Venice last year signed a pledge requiring the festival to release statistics on gender parity, including what percentage of submitted films were directed by women, and to commit to the goal of gender parity on its executive board. Biennale GM Andrea Del Mercato, Mibac’s Iole Maria Giannattasio and Susan Newman-Baudais, a project manager at Eurimages, presented data on female representation in the film industry, both in Italy and across Europe.
That progress is possible was shown by data from pan-European funding group Eurimage, which showed that, since implementing a gender parity strategy in 2012, the number of eligible projects submitted by women increased from 17 percent to 28 percent in 2018.
But there is still a large gap in terms of the budget. Just under a quarter of eligible films submitted by male directors had budgets of more than €5 million ($5.5 million), compared to just 9 percent of those submitted by women.
Overall, Eurimage has made improvement, however. While the group handed out fully 91 percent of its funding for male-directed films in 2008 and just 9 percent for those from female helmers, by 2018 those figures had shifted to 70 percent for films from male directors and 30 percent for women filmmakers.
In a panel on the role film festivals can play to close the industry gender gap, The Hollywood Reporter‘s Deborah Young spoke with Canadian director Mary Harron (American Psycho, Netflix’s Alias Grace), New Zealand producer Jan Chapman (The Piano) and Women in Film, Television & Media Italia’s De Rosa.
De Rosa called on festivals to “lead the conversation and to lead the charge” for change, so that the conversation around gender parity in the film industry is not just about numbers and statistics but about “the progress we are making.”
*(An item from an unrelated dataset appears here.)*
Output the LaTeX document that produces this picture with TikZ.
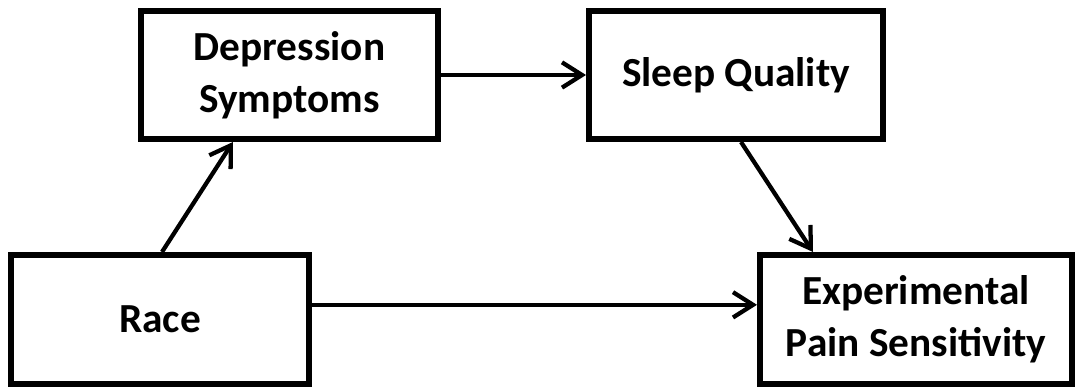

Chapman noted that her experience working with female directors — including Jane Campion (The Piano), Jennifer Kent (The Babadook) and Babyteeth filmmaker Shannon Murphy — has convinced her that “when women are able to access their own expertise in a language that is truly theirs, they make films that are original, that stand out and that are noticed by the festivals.”
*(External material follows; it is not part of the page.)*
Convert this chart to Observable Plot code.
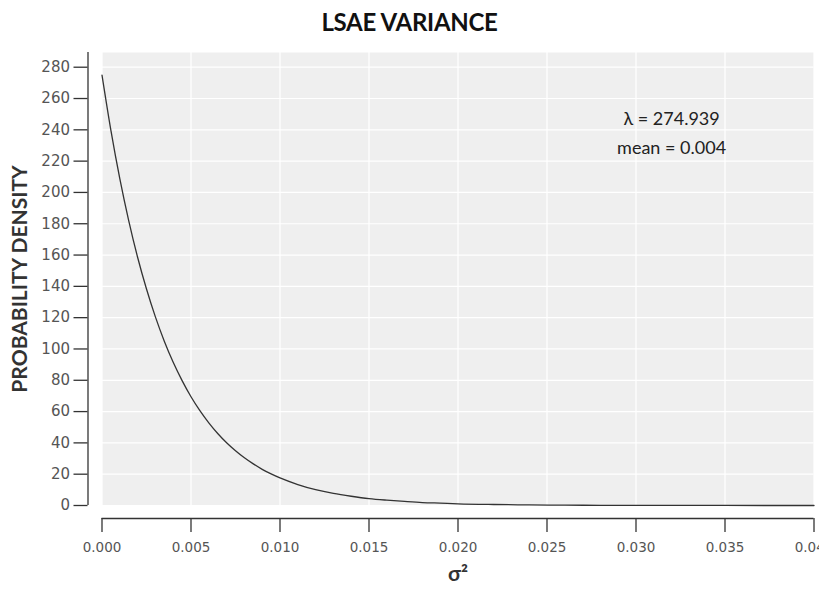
<!DOCTYPE html>
<html>
<head>
<meta charset="utf-8">
<script src="https://cdn.jsdelivr.net/npm/d3@7"></script>
<script src="https://cdn.jsdelivr.net/npm/@observablehq/plot@0.6"></script>
<style>
  html, body { margin: 0; padding: 0; background: #fff; overflow: hidden; }
  #title { height: 44px; line-height: 44px; text-align: center; font-family: Lato, "DejaVu Sans", sans-serif; font-weight: 700; font-size: 24px; color: #111; margin: 0; letter-spacing: -0.3px; }
  #chart svg { display: block; }
</style>
</head>
<body>
<div id="title">LSAE VARIANCE</div>
<div id="chart"></div>
<script>
// Values
const sigma2 = [0, 0.0005, 0.001, 0.0015, 0.002, 0.0025, 0.003, 0.0035, 0.004, 0.0045, 0.005,
  0.0055, 0.006, 0.0065, 0.007, 0.0075, 0.008, 0.0085, 0.009, 0.0095, 0.010,
  0.011, 0.012, 0.013, 0.014, 0.015, 0.016, 0.017, 0.018, 0.019, 0.020,
  0.022, 0.024, 0.026, 0.028, 0.030, 0.035, 0.040];
const density = [274.9, 239.6, 208.8, 182.0, 158.6, 138.3, 120.5, 105.0, 91.5, 79.8, 69.5,
  60.6, 52.8, 46.0, 40.1, 35.0, 30.5, 26.6, 23.1, 20.2, 17.6,
  13.4, 10.1, 7.7, 5.9, 4.4, 3.4, 2.6, 1.9, 1.5, 1.1,
  0.65, 0.37, 0.22, 0.12, 0.07, 0.02, 0.005];
const xTicks = [0, 0.005, 0.010, 0.015, 0.020, 0.025, 0.030, 0.035, 0.040];
const yTicks = [0, 20, 40, 60, 80, 100, 120, 140, 160, 180, 200, 220, 240, 260, 280];
const annotationLines = ["λ = 274.939", "mean = 0.004"];
const annotationY = [247, 228];
const annotationX = 0.032;

const data = sigma2.map((s, i) => ({s, d: density[i]}));
const ann = annotationLines.map((t, i) => ({t, y: annotationY[i]}));

const chart = Plot.plot({
  width: 819,
  height: 549,
  marginTop: 8,
  marginBottom: 88,
  marginLeft: 101.5,
  marginRight: 5.5,
  x: {domain: [0, 0.04]},
  y: {domain: [0, 289.4]},
  style: {background: "#fff", fontFamily: "'DejaVu Sans', sans-serif", color: "#333"},
  marks: [
    Plot.frame({fill: "#efefef", stroke: null}),
    Plot.gridX(xTicks, {stroke: "#fff", strokeOpacity: 1, strokeWidth: 1.2}),
    Plot.gridY(yTicks, {stroke: "#fff", strokeOpacity: 1, strokeWidth: 1.2}),
    Plot.line(data, {x: "s", y: "d", stroke: "#333", strokeWidth: 1.3, curve: "monotone-x"}),
    Plot.ruleX([0], {y1: 0, y2: 289.4, dx: -14, stroke: "#333", strokeWidth: 1.3}),
    Plot.ruleY([0], {x1: 0, x2: 0.04, dy: 13, stroke: "#333", strokeWidth: 1.3}),
    Plot.axisX(xTicks, {anchor: "bottom", tickSize: 14, tickPadding: 10, dy: 13, tickFormat: d3.format(".3f"),
      label: null, fontSize: 13.5, fill: "#555", stroke: "#333", strokeWidth: 1.3}),
    Plot.axisY(yTicks, {anchor: "left", tickSize: 14, tickPadding: 4, dx: -14, tickFormat: d3.format("d"),
      label: null, fontSize: 15, fill: "#555", stroke: "#333", strokeWidth: 1.3}),
    Plot.text(["PROBABILITY DENSITY"], {frameAnchor: "left", textAnchor: "middle", rotate: -90, dx: -82, text: d => d,
      fontSize: 21, fontWeight: 700, fill: "#333", fontFamily: "Lato, sans-serif"}),
    Plot.text(["σ²"], {frameAnchor: "bottom", dy: 75, text: d => d,
      fontSize: 21, fontWeight: 700, fill: "#333", fontFamily: "Lato, sans-serif"}),
    Plot.text(ann, {x: () => annotationX, y: "y", text: "t", fontSize: 18, fill: "#222",
      fontFamily: "Lato, sans-serif"})
  ]
});
document.getElementById("chart").appendChild(chart);
</script>
</body>
</html>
Harron called for gender quotas to be applied to government film funding.
“If it is government funding, tax dollars, it should go 50-50 male and female,” she said. “Because quotas do work. … You have to tip the scales when the scales are tipped against you.”
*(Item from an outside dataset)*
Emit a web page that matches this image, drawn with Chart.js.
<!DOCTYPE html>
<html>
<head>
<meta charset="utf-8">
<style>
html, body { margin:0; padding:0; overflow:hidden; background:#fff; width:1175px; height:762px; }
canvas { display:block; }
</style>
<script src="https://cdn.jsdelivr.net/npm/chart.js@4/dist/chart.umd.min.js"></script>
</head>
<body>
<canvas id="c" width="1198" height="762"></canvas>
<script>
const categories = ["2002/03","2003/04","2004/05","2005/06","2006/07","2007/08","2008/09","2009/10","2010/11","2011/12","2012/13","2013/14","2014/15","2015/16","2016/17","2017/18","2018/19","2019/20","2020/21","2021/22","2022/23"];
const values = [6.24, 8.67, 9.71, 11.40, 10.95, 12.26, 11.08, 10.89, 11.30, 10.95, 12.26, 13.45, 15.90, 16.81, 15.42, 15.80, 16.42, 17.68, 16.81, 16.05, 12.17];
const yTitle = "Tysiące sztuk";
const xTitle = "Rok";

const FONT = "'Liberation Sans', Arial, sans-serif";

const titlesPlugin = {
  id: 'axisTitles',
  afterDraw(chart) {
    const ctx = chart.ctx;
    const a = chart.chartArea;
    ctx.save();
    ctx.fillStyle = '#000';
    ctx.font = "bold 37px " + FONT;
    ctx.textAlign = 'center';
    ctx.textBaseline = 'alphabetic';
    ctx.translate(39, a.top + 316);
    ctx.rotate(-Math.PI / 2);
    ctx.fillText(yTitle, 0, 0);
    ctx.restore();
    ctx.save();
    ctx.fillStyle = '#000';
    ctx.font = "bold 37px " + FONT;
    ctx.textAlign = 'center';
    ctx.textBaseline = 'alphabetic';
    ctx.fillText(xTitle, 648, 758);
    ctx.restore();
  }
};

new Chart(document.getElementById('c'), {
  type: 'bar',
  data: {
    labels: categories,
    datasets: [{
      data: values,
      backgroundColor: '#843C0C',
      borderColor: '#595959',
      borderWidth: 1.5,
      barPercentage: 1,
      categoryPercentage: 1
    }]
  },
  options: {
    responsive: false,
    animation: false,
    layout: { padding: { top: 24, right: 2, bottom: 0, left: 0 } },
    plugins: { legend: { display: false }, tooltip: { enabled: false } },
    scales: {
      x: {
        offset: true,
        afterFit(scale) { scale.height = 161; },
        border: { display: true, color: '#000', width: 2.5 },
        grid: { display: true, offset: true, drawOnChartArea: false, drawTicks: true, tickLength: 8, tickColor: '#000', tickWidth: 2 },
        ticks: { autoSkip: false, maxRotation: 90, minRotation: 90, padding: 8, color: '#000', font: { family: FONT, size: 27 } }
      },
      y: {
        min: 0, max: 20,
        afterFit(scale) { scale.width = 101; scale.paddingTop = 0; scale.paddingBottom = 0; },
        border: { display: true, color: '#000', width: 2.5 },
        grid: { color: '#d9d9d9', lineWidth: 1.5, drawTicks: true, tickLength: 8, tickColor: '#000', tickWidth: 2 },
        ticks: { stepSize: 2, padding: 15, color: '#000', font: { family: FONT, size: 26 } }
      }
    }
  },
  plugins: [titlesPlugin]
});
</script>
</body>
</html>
In an interview with THR critic David Rooney, Italian director Susanna Nicchiarelli, whose feature Nico, 1988 won the Venice Horizons Award at the festival in 2017, said she was completely against a fixed quota for festival selections.
“I would have been very unhappy if my film was selected because I was a woman — that would have made me angry,” said Nicchiarelli, but she added that she was fully in support of financial initiatives to make it easier for women to make their movies and get them distributed. “Because the real problem is the access to the money,” she said. “Incentives would help to overturn a certain way of seeing things and give us access to different audiences and bigger budgets.”